The strange phenomenon of ball lightning appears during thunderstorms and has been known to break through windows, with nasty results.Wednesday, 6 March 2019

Instances of ball lightning—glowing, electric orbs in the sky—have captivated and mystified us for centuries. The bizarre phenomenon, also known as globe lightning, usually appears during thunderstorms as a floating sphere that can range in color from blue to orange to yellow, disappearing within a few seconds. It's sometimes accompanied by a hissing sound and an acrid odor.

Lightning in general is an electrical discharge caused by positive and negative imbalances within clouds themselves, or between storm clouds and the ground. A lightning flash can heat the air around it to temperatures five times hotter than the sun’s surface.
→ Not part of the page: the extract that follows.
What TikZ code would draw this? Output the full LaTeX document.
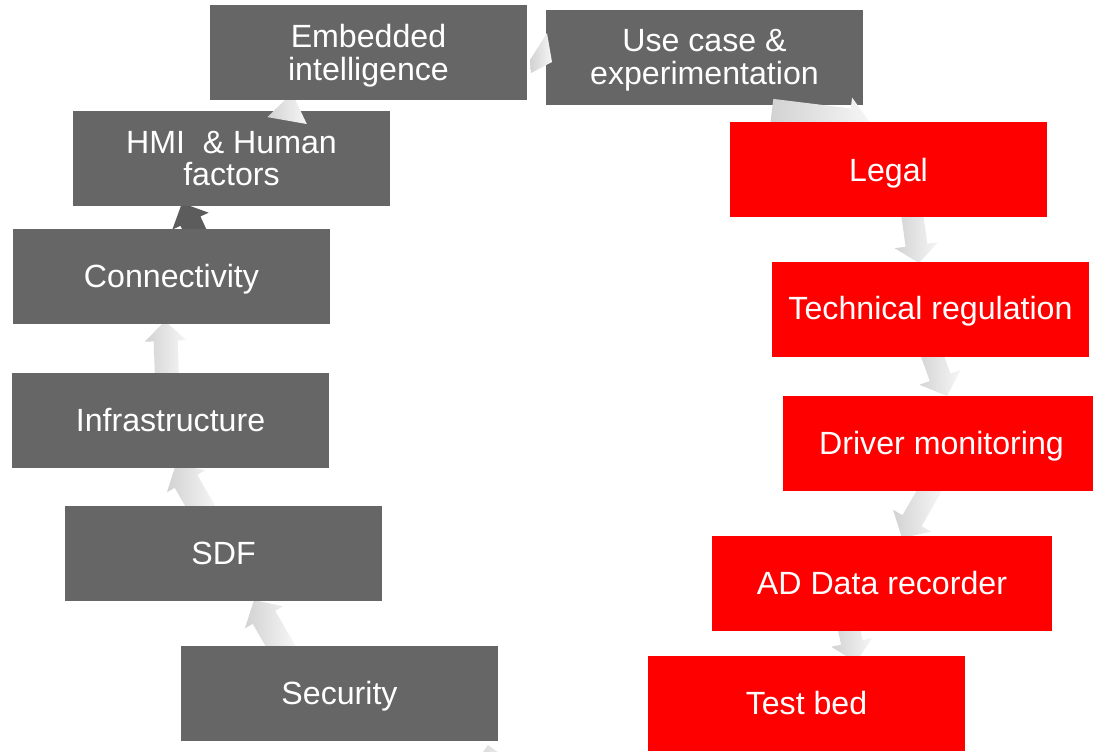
\documentclass[tikz,border=0pt]{standalone}
\usepackage{fontspec}
\setmainfont{Liberation Sans}
\definecolor{boxgray}{HTML}{666666}
\definecolor{arrowlight}{HTML}{F6F6F6}
\definecolor{arrowdark}{HTML}{D2D2D2}
\definecolor{arrowshadow}{HTML}{5C5C5C}
\tikzset{
  pics/barrow/.style n args={4}{code={
    \shade[arrowfill] (0,0) -- (-#4,#2/2) -- (-#4,#3/2) -- (-#1,#3/2) -- (-#1,-#3/2) -- (-#4,-#3/2) -- (-#4,-#2/2) -- cycle;
  }},
  pics/darrow/.style n args={4}{code={
    \fill[arrowshadow] (0,0) -- (-#4,#2/2) -- (-#4,#3/2) -- (-#1,#3/2) -- (-#1,-#3/2) -- (-#4,-#3/2) -- (-#4,-#2/2) -- cycle;
  }}
}
\begin{document}
\begin{tikzpicture}[x=0.75pt,y=-0.75pt,
  box/.style={minimum width=237.75pt, minimum height=71.25pt, inner sep=0pt},
  graybox/.style={box, fill=boxgray},
  redbox/.style={box, fill=red},
  lbl/.style={inner sep=0pt, text=white, font=\fontsize{24.1}{24.6}\selectfont, align=center},
  arrowfill/.style={left color=arrowdark, right color=arrowlight}]
\useasboundingbox (0,0) rectangle (1093,751);
\clip (0,0) rectangle (1093,751);

% arrows lying behind the boxes
\pic[rotate=120] (a1) at (254,600) {barrow={60}{44}{26}{20}};
\pic[rotate=120] (a2) at (176,464) {barrow={60}{44}{26}{20}};
\pic[rotate=92] (a3) at (165,321) {barrow={60}{42}{24}{20}};
\pic[rotate=115] (a4) at (182,203) {darrow={60}{40}{22}{20}};
\pic[rotate=-82] (a8) at (919,263) {barrow={60}{44}{22}{18}};
\pic[rotate=-70] (a9) at (947,396) {barrow={60}{44}{22}{20}};
\pic[rotate=-120] (a10) at (902,538) {barrow={60}{44}{22}{20}};
\pic[rotate=-78] (a11) at (856,662) {barrow={60}{42}{22}{20}};
\pic[rotate=100] (a12) at (488,745) {barrow={60}{40}{22}{20}};

\node[graybox] (use) at (704.5,57.5) {};
\pic[rotate=-7] (a7) at (871,124) {barrow={100}{48}{26}{22}};

\node[graybox] (hmi) at (231.5,158.5) {};
\pic[rotate=80] (a5) at (292,93) {barrow={28}{40}{22}{28}};

\node[graybox] (emb) at (368.5,52.5) {};
\node[graybox] (con) at (171.5,276.5) {};
\node[graybox] (inf) at (170.5,420.5) {};
\node[graybox] (sdf) at (223.5,553.5) {};
\node[graybox] (sec) at (339.5,693.5) {};

\node[redbox] (leg) at (888.5,169.5) {};
\node[redbox] (tec) at (930.5,309.5) {};
\node[redbox] (drv) at (941.5,443.5) {};
\node[redbox, minimum width=255pt] (adr) at (882,583.5) {};
\node[redbox] (tst) at (806.5,703.5) {};

% texts
\node[lbl, yshift=-2.25pt] (embt) at (emb) {Embedded\\intelligence};
\node[lbl, yshift=-2.25pt] (uset) at (use) {Use case \&\\experimentation};
\node[lbl] (hmit) at (hmi) {HMI\ \ \& Human\\factors};
\node[lbl, yshift=-2.25pt] (cont) at (con) {Connectivity};
\node[lbl] (inft) at (inf) {Infrastructure};
\node[lbl] (sdft) at (sdf) {SDF};
\node[lbl, yshift=-2.25pt] (sect) at (sec) {Security};
\node[lbl, yshift=-3pt] (legt) at (leg) {Legal};
\node[lbl, yshift=-1.5pt] (tect) at (tec) {Technical regulation};
\node[lbl, yshift=-2.25pt] (drvt) at (drv) {Driver monitoring};
\node[lbl] (adrt) at (adr) {AD Data recorder};
\node[lbl] (tstt) at (tst) {Test bed};

% arrow between the two top boxes
\shade[arrowfill] (547,33) -- (552,62) -- (531,73) -- (530,60) -- cycle;
\end{tikzpicture}
\end{document}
The heat causes surrounding air to rapidly expand and vibrate, which creates thunder.

Is ball lightning real?

One of the first recorded sightings of ball lightning occurred in 1638, when a "great ball of fire" came through the window of an English church. That and other early accounts suggest that ball lightning can be deadly.
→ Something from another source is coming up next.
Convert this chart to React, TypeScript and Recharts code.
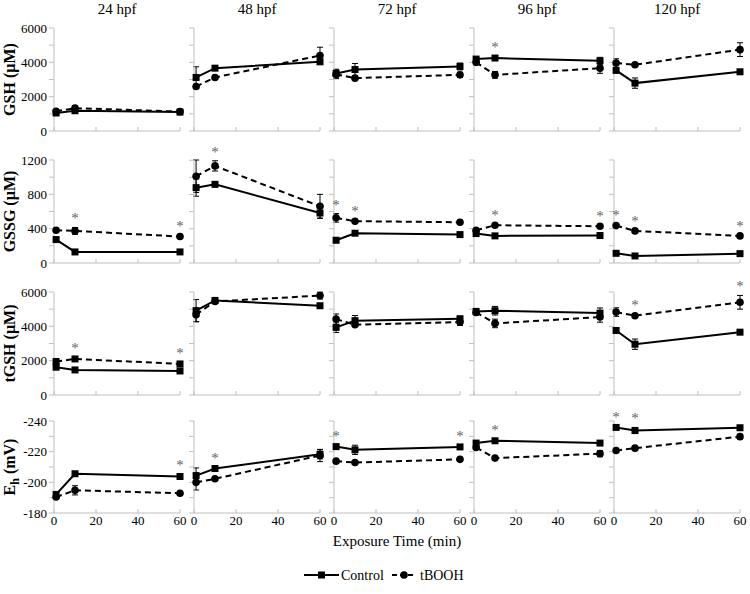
import React from 'react';
import { LineChart, Line, XAxis, YAxis, ErrorBar } from 'recharts';

const FONT = 'Liberation Serif';

const stages = ['24 hpf', '48 hpf', '72 hpf', '96 hpf', '120 hpf'];
const times = [1, 10, 60];
const timeTicks = [0, 20, 40, 60];

// GSH (µM) - one triple (1, 10, 60 min) per stage
const gshControl = [[1050, 1180, 1100], [3120, 3660, 4030], [3350, 3580, 3760], [4190, 4250, 4090], [3530, 2790, 3450]];
const gshControlErr = [[100, 100, 80], [620, 100, 150], [250, 350, 200], [100, 100, 200], [120, 300, 100]];
const gshTbooh = [[1150, 1330, 1130], [2590, 3120, 4400], [3300, 3080, 3270], [4000, 3270, 3660], [3960, 3860, 4740]];
const gshTboohErr = [[80, 120, 80], [120, 100, 480], [250, 100, 150], [150, 200, 300], [250, 100, 400]];
const gshStars = [[], [], [], [1], []];

// GSSG (µM)
const gssgControl = [[273, 129, 129], [880, 919, 584], [265, 347, 331], [343, 316, 320], [113, 82, 109]];
const gssgControlErr = [[20, 10, 10], [100, 30, 60], [15, 20, 15], [15, 15, 15], [10, 10, 10]];
const gssgTbooh = [[382, 374, 308], [1013, 1134, 662], [526, 487, 475], [382, 440, 428], [436, 374, 316]];
const gssgTboohErr = [[20, 40, 15], [190, 60, 140], [50, 15, 20], [20, 20, 15], [15, 15, 10]];
const gssgStars = [[1, 2], [1], [0, 1], [1, 2], [0, 1, 2]];

// tGSH (µM)
const tgshControl = [[1620, 1460, 1400], [4910, 5510, 5200], [3940, 4330, 4440], [4870, 4910, 4770], [3760, 2960, 3660]];
const tgshControlErr = [[80, 60, 60], [650, 100, 100], [300, 300, 150], [100, 250, 300], [100, 300, 100]];
const tgshTbooh = [[1950, 2100, 1810], [4680, 5450, 5790], [4420, 4090, 4250], [4810, 4170, 4540], [4830, 4620, 5400]];
const tgshTboohErr = [[100, 100, 100], [400, 100, 200], [300, 100, 200], [150, 250, 300], [250, 100, 400]];
const tgshStars = [[1, 2], [], [], [], [1, 2]];
const tgshTboohMarker = ['square', 'circle', 'circle', 'circle', 'circle'];

// Eh (mV)
const ehControl = [[-192.1, -205.6, -203.8], [-204.4, -209, -218.3], [-223.3, -221.2, -223.1], [-225.6, -227.1, -225.6], [-235.8, -233.8, -235.6]];
const ehControlErr = [[1, 1, 1.5], [5, 1, 3], [1, 3, 1], [1, 1, 1], [1, 2, 1]];
const ehTbooh = [[-190.4, -194.8, -192.9], [-200, -202.3, -217.5], [-213.8, -212.9, -215], [-222.7, -215.8, -218.7], [-220.8, -222.3, -229.8]];
const ehTboohErr = [[1, 3, 1], [5, 1, 4], [1, 1, 1], [1, 1, 2], [1, 1, 1.5]];
const ehStars = [[2], [1], [0, 2], [1], [0, 1]];

const gshTicks = [0, 1000, 2000, 3000, 4000, 5000, 6000];
const gssgTicks = [0, 200, 400, 600, 800, 1000, 1200];
const ehTicks = [-240, -230, -220, -210, -200, -190, -180];

const rows = [
  { label: 'GSH', unit: ' (µM)', ticks: gshTicks, every: 2000, reversed: false, control: gshControl, controlErr: gshControlErr, tbooh: gshTbooh, tboohErr: gshTboohErr, stars: gshStars },
  { label: 'GSSG', unit: ' (µM)', ticks: gssgTicks, every: 400, reversed: false, control: gssgControl, controlErr: gssgControlErr, tbooh: gssgTbooh, tboohErr: gssgTboohErr, stars: gssgStars },
  { label: 'tGSH', unit: ' (µM)', ticks: gshTicks, every: 2000, reversed: false, control: tgshControl, controlErr: tgshControlErr, tbooh: tgshTbooh, tboohErr: tgshTboohErr, stars: tgshStars, marker: tgshTboohMarker },
  { label: 'E', sub: 'h', unit: ' (mV)', ticks: ehTicks, every: 20, reversed: true, control: ehControl, controlErr: ehControlErr, tbooh: ehTbooh, tboohErr: ehTboohErr, stars: ehStars },
];

// layout
const PLOT_LEFT = 54;
const STEP = 140;
const PLOT_W = 126;
const ROW_TOP = [28, 160, 292, 421];
const ROW_H = [103, 103, 103, 92];
const Y_W = 44;
const M_TOP = 18;
const M_RIGHT = 10;
const GRAY = '#bfbfbf';

const squareDot = (p: any) => (
  <rect key={`s${p.index}`} x={p.cx - 3.5} y={p.cy - 3.5} width={7} height={7} fill="#000" />
);
const circleDot = (p: any) => (
  <circle key={`c${p.index}`} cx={p.cx} cy={p.cy} r={3.8} fill="#000" />
);

const XTick = (props: any) => {
  const { x, y, payload, showLabel } = props;
  return (
    <g>
      <line x1={x} x2={x} y1={y - 4} y2={y} stroke={GRAY} />
      {showLabel && (
        <text x={x} y={y + 12} textAnchor="middle" fontSize={13} fontFamily={FONT} fill="#000">
          {payload.value}
        </text>
      )}
    </g>
  );
};

function Panel({ r, c }: { r: number; c: number }) {
  const row: any = rows[r];
  const bottom = r === rows.length - 1;
  const xH = bottom ? 24 : 12;
  const data = times.map((t, i) => {
    const cv = row.control[c][i];
    const ce = row.controlErr[c][i];
    const bv = row.tbooh[c][i];
    const be = row.tboohErr[c][i];
    const top = row.reversed ? Math.min(cv - ce, bv - be) : Math.max(cv + ce, bv + be);
    return { t, cv, ce, bv, be, top };
  });
  const stars: number[] = row.stars[c];
  const starDot = (p: any) =>
    stars.includes(p.index) ? (
      <text key={`st${p.index}`} x={p.cx} y={p.cy - 4} textAnchor="middle" fontSize={15} fontFamily={FONT} fill="#666">
        *
      </text>
    ) : (
      <g key={`st${p.index}`} />
    );
  const tboohDot = row.marker && row.marker[c] === 'square' ? squareDot : circleDot;

  return (
    <div style={{ position: 'absolute', left: PLOT_LEFT + c * STEP - Y_W, top: ROW_TOP[r] - M_TOP }}>
      <LineChart
        width={Y_W + PLOT_W + M_RIGHT}
        height={M_TOP + ROW_H[r] + xH}
        data={data}
        margin={{ top: M_TOP, right: M_RIGHT, left: 0, bottom: 0 }}
      >
        <XAxis
          dataKey="t"
          type="number"
          domain={[0, 60]}
          ticks={timeTicks}
          height={xH}
          axisLine={{ stroke: GRAY }}
          tickLine={false}
          tickSize={0}
          tickMargin={0}
          tick={<XTick showLabel={bottom} />}
          interval={0}
        />
        <YAxis
          type="number"
          width={Y_W}
          domain={[row.ticks[0], row.ticks[row.ticks.length - 1]]}
          ticks={row.ticks}
          reversed={row.reversed}
          interval={0}
          axisLine={{ stroke: GRAY }}
          tickLine={{ stroke: GRAY }}
          tickSize={5}
          tickMargin={2}
          tick={{ fontSize: 13, fill: '#000', fontFamily: FONT }}
          tickFormatter={(v: number) => (c === 0 && v % row.every === 0 ? String(v) : '')}
        />
        <Line
          dataKey="bv"
          stroke="#000"
          strokeWidth={2}
          strokeDasharray="6 4"
          dot={tboohDot}
          activeDot={false}
          isAnimationActive={false}
        >
          <ErrorBar dataKey="be" direction="y" width={3} stroke="#000" strokeWidth={1} />
        </Line>
        <Line
          dataKey="cv"
          stroke="#000"
          strokeWidth={2}
          dot={squareDot}
          activeDot={false}
          isAnimationActive={false}
        >
          <ErrorBar dataKey="ce" direction="y" width={3} stroke="#000" strokeWidth={1} />
        </Line>
        <Line dataKey="top" stroke="none" dot={starDot} activeDot={false} isAnimationActive={false} />
      </LineChart>
    </div>
  );
}

export default function App() {
  return (
    <div style={{ position: 'absolute', left: 0, top: 0, width: 750, height: 594, background: '#fff', fontFamily: FONT }}>
      <svg width={750} height={594} style={{ position: 'absolute', left: 0, top: 0 }}>
        {stages.map((s, i) => (
          <text key={s} x={PLOT_LEFT + PLOT_W / 2 + i * STEP} y={14} textAnchor="middle" fontSize={15} fontFamily={FONT}>
            {s}
          </text>
        ))}
        {rows.map((row: any, i) => (
          <text
            key={row.label}
            transform={`translate(15, ${ROW_TOP[i] + ROW_H[i] / 2}) rotate(-90)`}
            textAnchor="middle"
            fontSize={16}
            fontWeight="bold"
            fontFamily={FONT}
          >
            {row.label}
            {row.sub ? (
              <>
                <tspan dy={4} fontSize={12}>{row.sub}</tspan>
                <tspan dy={-4}>{row.unit}</tspan>
              </>
            ) : (
              row.unit
            )}
          </text>
        ))}
        <text x={397} y={546} textAnchor="middle" fontSize={15} fontFamily={FONT}>
          Exposure Time (min)
        </text>
        <line x1={304} x2={339} y1={575} y2={575} stroke="#000" strokeWidth={2} />
        <rect x={318} y={571.5} width={7} height={7} fill="#000" />
        <text x={341} y={580} fontSize={14} fontFamily={FONT}>Control</text>
        <line x1={392} x2={416} y1={575} y2={575} stroke="#000" strokeWidth={2} strokeDasharray="5 3" />
        <circle cx={404} cy={575} r={3.8} fill="#000" />
        <text x={420} y={580} fontSize={14} fontFamily={FONT}>tBOOH</text>
      </svg>
      {rows.map((_, r) => stages.map((__, c) => <Panel key={`${r}-${c}`} r={r} c={c} />))}
    </div>
  );
}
At least one study has theorized that about half of all ball lightning sightings are hallucinations caused by the magnetic fields during storms. That said, scientists seem to agree ball lightning is real, even if they don't yet fully understand what causes it.

Researchers from Lanzhou, China's Northwest Normal University inadvertently recorded a ball lightning event while studying a 2012 thunderstorm using video cameras and spectrometers. The ball appeared just after a lightning strike and traveled horizontally for about 10 meters (33 feet). The spectrometer detected silicon, iron, and calcium in the ball, all of which were also present in the local soil.

What causes ball lightning?

The Lanzhou researchers' paper supports the theory that ball lightning results from a ground strike that creates a reaction between oxygen and vaporized elements from the soil. This ionized air, or plasma, is the same condition that enables St. Elmo's Fire, the stationary glow that is sometimes confused with ball lightning.

The presence of glass may generate ball lightning, according to another theory published in 2012. Atmospheric ions could pile up at the surface of a window, producing enough of an electrical field on the other side to generate a discharge. Another study, published in 2016, suggests that microwave radiation produced when lightning strikes the ground could become encapsulated in a plasma bubble, resulting in ball lightning.

Ball lightning has also been associated with earthquakes. The rare flashes of light sometimes seen around earthquakes can take many forms: bluish flames that appear to come out of the ground at ankle height; quick flashes of bright light that resemble regular lightning strikes, except they originate from the ground instead of the sky; and the floating orbs known as ball lightning. In a 2014 study of earthquake lights, researchers concluded that certain rocks tend to release electrical charges when a seismic wave hits, sparking colorful displays of light.

Aiming to understand how ball lightning happens, scientists have tried to recreate it. In 2006 researchers at Israel’s University of Tel Aviv created a laboratory version of ball lightning using a microwave beam. In 2018 quantum physicists demonstrated a synthetic, knotted magnetic field that mirrors and possibly helps explain ball lightning.

But despite all these investigations and lab experiments, ball lightning still refuses to be pinned down. Scientists say they have much to learn about the mysterious phenomenon.